Intervention de Jean Desessard

Réunion du 20 juillet 2015 à 16h00
Dialogue social et emploi — Adoption en nouvelle lecture d'un projet de loi dans le texte de la commission modifié

Photo de Jean DesessardJean Desessard :

Voilà où nous en sommes.

Il y a toutefois une différence avec un match de ping-pong : on connaît à l’avance le résultat du match ! On sait en effet que, à la fin, c’est l’Assemblée nationale qui va gagner. La qualité des joueurs du Sénat n’est pas en cause, car Mme la rapporteur et les membres de la commission connaissent très bien leurs dossiers, mais c’est l’équipe adverse, l’Assemblée nationale, qui a le dernier mot.

Alors, à quoi bon ces navettes ? Cela montre qu’une réforme institutionnelle est nécessaire pour qu’on ne travaille plus en vain, sans faire progresser la réflexion, mais au prix de délais qui retardent la mise en œuvre des mesures qui sont prises.

On nous présente donc aujourd’hui le même projet qu’en première lecture. Nous y étions opposés, et mes arguments seront donc les mêmes.
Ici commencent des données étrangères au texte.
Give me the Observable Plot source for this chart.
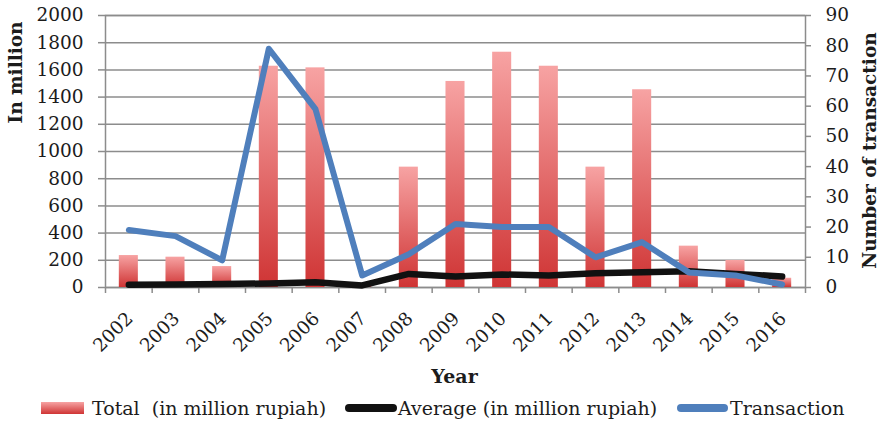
<!DOCTYPE html>
<html>
<head>
<meta charset="utf-8">
<script src="https://cdn.jsdelivr.net/npm/d3@7"></script>
<script src="https://cdn.jsdelivr.net/npm/@observablehq/plot@0.6"></script>
<style>
  html, body { margin: 0; padding: 0; background: #fff; }
  #chart svg { display: block; }
</style>
</head>
<body>
<div id="chart"></div>
<script>
// Yearly land-transaction figures
const years = [2002, 2003, 2004, 2005, 2006, 2007, 2008, 2009, 2010, 2011, 2012, 2013, 2014, 2015, 2016];
const totalMillion = [235, 223, 154, 1627, 1615, 25, 885, 1515, 1730, 1627, 885, 1454, 304, 199, 68];
const averageMillion = [20, 22, 25, 30, 39, 15, 100, 81, 96, 88, 105, 112, 120, 100, 81];
const transactions = [19, 17, 9, 79, 59, 4, 11, 21, 20, 20, 10, 15, 5, 4, 1];

// Axis ticks
const leftTicks = [0, 200, 400, 600, 800, 1000, 1200, 1400, 1600, 1800, 2000];
const rightTicks = [0, 10, 20, 30, 40, 50, 60, 70, 80, 90];

// Labels
const leftTitle = "In million";
const rightTitle = "Number of transaction";
const xTitle = "Year";
const seriesNames = ["Total  (in million rupiah)", "Average (in million rupiah)", "Transaction"];

// The right axis (0–90) shares the plot height with the left axis (0–2000)
const leftMax = 2000, rightMax = 90;
const toLeft = (v) => v * leftMax / rightMax;

const rows = years.map((year, i) => ({
  year,
  total: totalMillion[i],
  average: averageMillion[i],
  transactions: transactions[i]
}));

const grid = "#8c8c8c";
const ink = "#1c1c1c";
const barHalf = 0.204;
const boundaries = years.map((y) => y - 0.5).concat([years[years.length - 1] + 0.5]);

const gradientDefs = () => {
  const defs = d3.create("svg:defs");
  const g = defs.append("linearGradient")
    .attr("id", "barFill").attr("x1", 0).attr("y1", 0).attr("x2", 0).attr("y2", 1);
  g.append("stop").attr("offset", "0%").attr("stop-color", "#f7a3a3");
  g.append("stop").attr("offset", "100%").attr("stop-color", "#cf3434");
  return defs.node();
};

const chart = Plot.plot({
  width: 884,
  height: 392,
  marginTop: 15,
  marginBottom: 105,
  marginLeft: 105,
  marginRight: 79,
  style: { fontFamily: "DejaVu Serif", fontSize: "18.5px", color: ink, background: "#fff" },
  x: { type: "linear", domain: [years[0] - 0.5, years[years.length - 1] + 0.5], axis: null },
  y: { domain: [0, leftMax], axis: null },
  marks: [
    gradientDefs,
    Plot.ruleY(leftTicks, { stroke: grid, strokeWidth: 1.5 }),
    Plot.frame({ stroke: grid, strokeWidth: 1.5 }),
    Plot.axisY({
      ticks: leftTicks, tickSize: 7, tickPadding: 15,
      stroke: grid, strokeWidth: 1.5, fill: ink,
      tickFormat: d3.format("d"), label: null
    }),
    Plot.axisY({
      anchor: "right", ticks: rightTicks.map(toLeft), tickSize: 5, tickPadding: 15,
      stroke: grid, strokeWidth: 1.5, fill: ink,
      tickFormat: (d) => String(Math.round(d * rightMax / leftMax)), label: null
    }),
    Plot.axisX({
      ticks: boundaries, tickSize: 6, stroke: grid, strokeWidth: 1.5,
      tickFormat: () => "", label: null
    }),
    Plot.rectY(rows, {
      x1: (d) => d.year - barHalf, x2: (d) => d.year + barHalf,
      y: "total", fill: "url(#barFill)"
    }),
    Plot.lineY(rows, {
      x: "year", y: "average", stroke: "#111", strokeWidth: 6.5,
      strokeLinejoin: "round", strokeLinecap: "round"
    }),
    Plot.lineY(rows, {
      x: "year", y: (d) => toLeft(d.transactions), stroke: "#4f7fbc", strokeWidth: 6,
      strokeLinejoin: "round"
    }),
    Plot.text(years, {
      x: (d) => d, text: (d) => String(d), frameAnchor: "bottom",
      rotate: -45, textAnchor: "end", lineAnchor: "middle",
      dx: 1, dy: 28, fill: ink
    }),
    Plot.text([leftTitle], {
      text: (d) => d, frameAnchor: "top-left", dx: -89, dy: 57,
      rotate: -90, textAnchor: "middle", lineAnchor: "middle",
      fontWeight: "bold", fill: ink
    }),
    Plot.text([rightTitle], {
      text: (d) => d, frameAnchor: "top-right", dx: 65, dy: 135,
      rotate: -90, textAnchor: "middle", lineAnchor: "middle",
      fontWeight: "bold", fill: ink
    }),
    Plot.text([xTitle], {
      text: (d) => d, frameAnchor: "bottom", dx: -1, dy: 89,
      textAnchor: "middle", lineAnchor: "middle",
      fontWeight: "bold", fontSize: 19, fill: ink
    })
  ]
});

document.getElementById("chart").appendChild(chart);

// Legend row under the chart
const legend = d3.select("#chart").append("svg")
  .attr("width", 884).attr("height", 30)
  .style("display", "block")
  .attr("font-family", "DejaVu Serif").attr("font-size", 19).attr("fill", ink);

const lg = legend.append("defs").append("linearGradient")
  .attr("id", "legendFill").attr("x1", 0).attr("y1", 0).attr("x2", 0).attr("y2", 1);
lg.append("stop").attr("offset", "0%").attr("stop-color", "#f7a3a3");
lg.append("stop").attr("offset", "100%").attr("stop-color", "#cf3434");

const items = [
  { name: seriesNames[0], kind: "bar", x0: 41, x1: 84, tx: 92 },
  { name: seriesNames[1], kind: "line", color: "#111", x0: 349, x1: 393, tx: 398 },
  { name: seriesNames[2], kind: "line", color: "#4f7fbc", x0: 681, x1: 724, tx: 730 }
];

for (const it of items) {
  if (it.kind === "bar") {
    legend.append("rect").attr("x", it.x0).attr("y", 10).attr("width", it.x1 - it.x0).attr("height", 12)
      .attr("fill", "url(#legendFill)");
  } else {
    legend.append("line").attr("x1", it.x0).attr("x2", it.x1).attr("y1", 16).attr("y2", 16)
      .attr("stroke", it.color).attr("stroke-width", 8).attr("stroke-linecap", "round");
  }
  legend.append("text").attr("x", it.tx).attr("y", 23)
    .style("white-space", "pre").text(it.name);
}
</script>
</body>
</html>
Si le texte initial contenait plusieurs mesures positives, comme la représentation des salariés des très petites entreprises, le compte personnel d’activité ou la reconnaissance du burn-out, il comportait toutefois une réforme à laquelle nous étions fortement opposés : le regroupement des comités d’entreprise et des CHSCT.
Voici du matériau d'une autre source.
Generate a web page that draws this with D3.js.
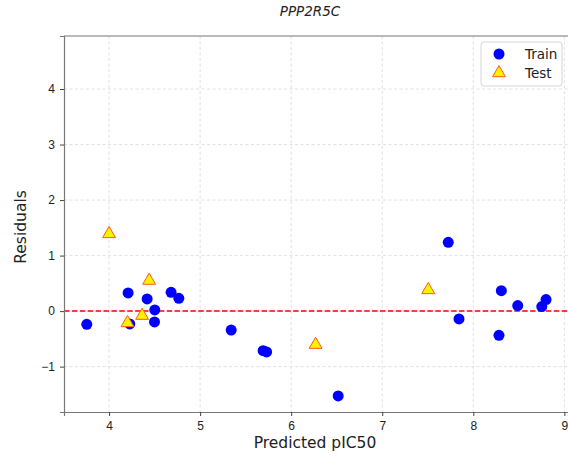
<!DOCTYPE html>
<html>
<head>
<meta charset="utf-8">
<script src="https://cdn.jsdelivr.net/npm/d3@7"></script>
<style>
  body { margin: 0; background: #fff; }
  svg { font-family: "DejaVu Sans", sans-serif; }
</style>
</head>
<body>
<svg id="chart"></svg>
<script>
// Train residuals
const trainPred = [3.755, 4.209, 4.227, 4.418, 4.502, 4.499, 4.681, 4.766, 5.341, 5.692, 5.730, 6.516, 7.725, 7.843, 8.282, 8.308, 8.488, 8.752, 8.799];
const trainResid = [-0.238, 0.328, -0.231, 0.220, 0.022, -0.195, 0.339, 0.231, -0.342, -0.712, -0.735, -1.528, 1.240, -0.141, -0.436, 0.369, 0.099, 0.081, 0.207];

// Test residuals
const testPred = [4.000, 4.440, 4.363, 4.202, 6.268, 7.505];
const testResid = [1.391, 0.550, -0.081, -0.213, -0.604, 0.382];

const xTicks = [4, 5, 6, 7, 8, 9];
const yTicks = [-1, 0, 1, 2, 3, 4];

const W = 568, H = 465;
const margin = { top: 36, right: 0, bottom: 53, left: 64 };
const width = W - margin.left - margin.right;
const height = H - margin.top - margin.bottom;

const svg = d3.select("#chart").attr("width", W).attr("height", H);
const g = svg.append("g").attr("transform", `translate(${margin.left},${margin.top})`);

const x = d3.scaleLinear().domain([3.505, 9.04]).range([0, width]);
const y = d3.scaleLinear().domain([-1.817, 4.955]).range([height, 0]);

// Grid
g.append("g").selectAll("line").data(xTicks).join("line")
  .attr("x1", d => x(d)).attr("x2", d => x(d))
  .attr("y1", 0).attr("y2", height)
  .attr("stroke", "#d9d9d9").attr("stroke-dasharray", "3,2.5").attr("stroke-width", 0.8);
g.append("g").selectAll("line").data(yTicks).join("line")
  .attr("x1", 0).attr("x2", width)
  .attr("y1", d => y(d)).attr("y2", d => y(d))
  .attr("stroke", "#d9d9d9").attr("stroke-dasharray", "3,2.5").attr("stroke-width", 0.8);

// Zero line
g.append("line")
  .attr("x1", 0).attr("x2", width)
  .attr("y1", y(0)).attr("y2", y(0))
  .attr("stroke", "red").attr("stroke-width", 1.5).attr("stroke-dasharray", "5.5,2.4");

// Train points
const train = trainPred.map((p, i) => ({ p, r: trainResid[i] }));
g.append("g").selectAll("circle").data(train).join("circle")
  .attr("cx", d => x(d.p)).attr("cy", d => y(d.r))
  .attr("r", 5.5)
  .attr("fill", "blue");

// Test points
const test = testPred.map((p, i) => ({ p, r: testResid[i] }));
const tri = d3.symbol().type(d3.symbolTriangle).size(72);
g.append("g").selectAll("path").data(test).join("path")
  .attr("d", tri)
  .attr("transform", d => `translate(${x(d.p)},${y(d.r)})`)
  .attr("fill", "#fff200").attr("stroke", "#ff5a1a").attr("stroke-width", 1);

// Axes
const xAxis = g.append("g").attr("transform", `translate(0,${height})`)
  .call(d3.axisBottom(x).tickValues(xTicks).tickSize(4).tickPadding(5).tickFormat(d3.format("d")));
const yAxis = g.append("g")
  .call(d3.axisLeft(y).tickValues(yTicks).tickSize(4).tickPadding(5).tickFormat(d => d < 0 ? "\u2212" + Math.abs(d) : d));
[xAxis, yAxis].forEach(a => {
  a.select(".domain").attr("stroke", "#777").attr("stroke-width", 1.2);
  a.selectAll(".tick line").attr("stroke", "#444");
  a.selectAll(".tick text").attr("fill", "#222").style("font-size", "12px");
});
// top spine
g.append("line").attr("x1", 0).attr("x2", width).attr("y1", 0).attr("y2", 0)
  .attr("stroke", "#777").attr("stroke-width", 1.2);

// Labels
svg.append("text").attr("x", 315).attr("y", 448).attr("text-anchor", "middle")
  .style("font-size", "15.5px").attr("fill", "#222").text("Predicted pIC50");
svg.append("text").attr("transform", `translate(26,${margin.top + height / 2 + 3}) rotate(-90)`)
  .attr("text-anchor", "middle").style("font-size", "15.5px").attr("fill", "#222").text("Residuals");
svg.append("text").attr("x", 310).attr("y", 16).attr("text-anchor", "middle")
  .style("font-size", "13.5px").style("font-style", "italic").attr("fill", "#222").text("PPP2R5C");

// Legend
const leg = svg.append("g").attr("transform", "translate(481,42)");
leg.append("rect").attr("width", 81).attr("height", 44).attr("rx", 3)
  .attr("fill", "white").attr("fill-opacity", 0.85).attr("stroke", "#d5d5d5");
leg.append("circle").attr("cx", 18).attr("cy", 12).attr("r", 5.5).attr("fill", "blue");
leg.append("path").attr("d", tri).attr("transform", "translate(18,31)")
  .attr("fill", "#fff200").attr("stroke", "#ff5a1a");
leg.append("text").attr("x", 44).attr("y", 17).style("font-size", "13.5px").attr("fill", "#222").text("Train");
leg.append("text").attr("x", 44).attr("y", 36).style("font-size", "13.5px").attr("fill", "#222").text("Test");
</script>
</body>
</html>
Ces deux instances ont en effet des missions fondamentalement différentes : l’une s’intéresse aux orientations stratégiques de l’entreprise, l’autre a un droit de regard sur la santé, la sécurité et les conditions de travail. Le CHSCT est un lanceur d’alerte indispensable, qui a maintes fois prouvé son efficacité. Le fondre dans le comité d’entreprise, c’est automatiquement diluer ses compétences et mettre en danger son rôle spécifique.

Quelles modifications ont été apportées par le Sénat ?
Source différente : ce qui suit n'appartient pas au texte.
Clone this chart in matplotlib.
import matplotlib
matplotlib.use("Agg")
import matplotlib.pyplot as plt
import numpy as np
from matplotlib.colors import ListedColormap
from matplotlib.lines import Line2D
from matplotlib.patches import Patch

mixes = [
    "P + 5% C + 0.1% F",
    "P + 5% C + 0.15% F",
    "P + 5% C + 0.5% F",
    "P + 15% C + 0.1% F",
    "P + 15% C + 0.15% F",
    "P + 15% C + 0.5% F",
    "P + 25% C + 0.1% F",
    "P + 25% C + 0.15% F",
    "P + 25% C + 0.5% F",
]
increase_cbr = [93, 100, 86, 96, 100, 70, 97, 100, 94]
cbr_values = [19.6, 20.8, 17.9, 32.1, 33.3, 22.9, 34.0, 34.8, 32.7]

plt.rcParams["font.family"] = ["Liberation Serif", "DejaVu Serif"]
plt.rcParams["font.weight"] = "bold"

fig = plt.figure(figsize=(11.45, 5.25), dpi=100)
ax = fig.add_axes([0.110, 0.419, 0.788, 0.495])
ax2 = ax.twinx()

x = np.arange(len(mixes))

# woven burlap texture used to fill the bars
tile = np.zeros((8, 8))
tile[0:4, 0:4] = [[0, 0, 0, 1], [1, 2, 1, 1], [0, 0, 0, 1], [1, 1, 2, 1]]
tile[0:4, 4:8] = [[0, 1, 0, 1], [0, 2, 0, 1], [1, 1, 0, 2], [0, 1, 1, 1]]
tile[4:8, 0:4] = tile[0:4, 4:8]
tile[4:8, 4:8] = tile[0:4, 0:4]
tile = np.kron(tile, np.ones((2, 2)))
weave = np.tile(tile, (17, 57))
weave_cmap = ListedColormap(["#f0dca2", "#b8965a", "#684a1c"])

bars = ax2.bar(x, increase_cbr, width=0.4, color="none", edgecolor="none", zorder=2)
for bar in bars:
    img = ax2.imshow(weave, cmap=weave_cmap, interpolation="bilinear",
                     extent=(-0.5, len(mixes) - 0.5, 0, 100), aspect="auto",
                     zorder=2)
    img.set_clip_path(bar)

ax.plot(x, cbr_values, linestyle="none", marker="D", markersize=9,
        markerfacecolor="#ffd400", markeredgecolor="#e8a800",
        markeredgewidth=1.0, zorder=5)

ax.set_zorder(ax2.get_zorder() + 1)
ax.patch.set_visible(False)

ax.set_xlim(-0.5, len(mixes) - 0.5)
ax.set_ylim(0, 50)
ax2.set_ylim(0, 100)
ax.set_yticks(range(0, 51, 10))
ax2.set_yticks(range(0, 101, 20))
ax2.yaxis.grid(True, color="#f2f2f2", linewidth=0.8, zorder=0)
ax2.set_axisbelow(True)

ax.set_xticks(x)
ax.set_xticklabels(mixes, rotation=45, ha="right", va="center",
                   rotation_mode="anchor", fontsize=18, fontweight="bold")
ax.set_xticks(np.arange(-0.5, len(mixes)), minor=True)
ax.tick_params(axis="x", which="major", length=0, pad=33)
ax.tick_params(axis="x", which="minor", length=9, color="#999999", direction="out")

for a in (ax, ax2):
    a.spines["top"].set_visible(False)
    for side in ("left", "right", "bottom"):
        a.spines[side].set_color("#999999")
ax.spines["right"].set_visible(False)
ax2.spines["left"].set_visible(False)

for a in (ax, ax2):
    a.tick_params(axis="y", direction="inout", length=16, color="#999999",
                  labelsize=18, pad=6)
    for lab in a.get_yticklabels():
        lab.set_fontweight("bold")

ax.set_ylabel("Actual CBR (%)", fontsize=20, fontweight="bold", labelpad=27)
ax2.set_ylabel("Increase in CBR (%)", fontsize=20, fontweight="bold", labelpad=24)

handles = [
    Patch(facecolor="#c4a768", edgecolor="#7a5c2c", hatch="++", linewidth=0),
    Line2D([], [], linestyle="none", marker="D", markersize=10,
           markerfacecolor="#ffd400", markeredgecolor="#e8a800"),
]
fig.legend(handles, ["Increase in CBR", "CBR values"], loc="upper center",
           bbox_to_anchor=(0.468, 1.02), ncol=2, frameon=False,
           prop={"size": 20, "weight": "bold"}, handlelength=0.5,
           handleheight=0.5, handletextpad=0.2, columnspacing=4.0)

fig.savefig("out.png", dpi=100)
Bien entendu, la majorité sénatoriale a conservé le regroupement de ces deux instances. Dans la vision de droite du dialogue social, moins il y a d’instances, moins il y a de contre-pouvoirs face aux directions des entreprises…

Cependant, la majorité sénatoriale ne s’est pas arrêtée là. Ainsi, l’article 1er du projet de loi, qui prévoyait la création de commissions régionales où siégeraient des représentants des salariés des très petites entreprises, a été purement et simplement supprimé. Il s’agissait pourtant d’un premier pas pour assurer la représentation de ces centaines de milliers de salariés complètement exclus du dialogue social ; il avait une importance symbolique. Dès lors que cet article est supprimé, le dialogue social reste strictement limité aux salariés des grandes entreprises. Nous ne pouvons que le déplorer.

L’article relatif à la reconnaissance des pathologies psychiques comme le burn-out a également été supprimé. Cette suppression empêche toute réflexion sur nos modes de production et sur le monde de travail. En effet, ne pas reconnaître le burn-out, c’est affirmer que ce mal est uniquement lié à l’individu et qu’il n’y a pas lieu de remettre en cause l’environnement professionnel.

Si les salariés ne sont pas, à l’évidence, au cœur de la vision que se fait la droite du dialogue social, en revanche les employeurs font l’objet, eux, d’une tout autre attention. Ainsi, puisque le compte personnel d’activité pourrait éventuellement changer les obligations des employeurs vis-à-vis des droits des salariés, l’article relatif à ce compte a été supprimé par la majorité sénatoriale. Pourtant, il s’agissait simplement de mettre en place une négociation sur le sujet entre syndicats et organisations patronales. Ainsi, les droits rechargeables des employés passent à la trappe !

Nous déplorons que l’Assemblée nationale n’ait pas repris une avancée du Sénat sur l’article concernant le régime d’assurance chômage des intermittents. Un de nos amendements, qui visait à clarifier le cadre financier des négociations imposé par le niveau interprofessionnel sur les organisations représentatives au niveau professionnel, avait été adopté. Nous le présenterons de nouveau.

La majorité sénatoriale a l’ambition de proposer un nouvel équilibre pour le texte, vous l’avez dit, madame la rapporteur. En réalité, il n’y a aucun équilibre puisque, si les employeurs ont droit à la simplification, encore la simplification, toujours la simplification, les employés eux, n’ont droit à rien !

Le projet de loi d’origine était loin d’être parfait, mais le texte du Sénat nous propose un déséquilibre dans le dialogue social que les écologistes ne peuvent accepter. Nous voterons donc contre le texte présenté par la majorité sénatoriale.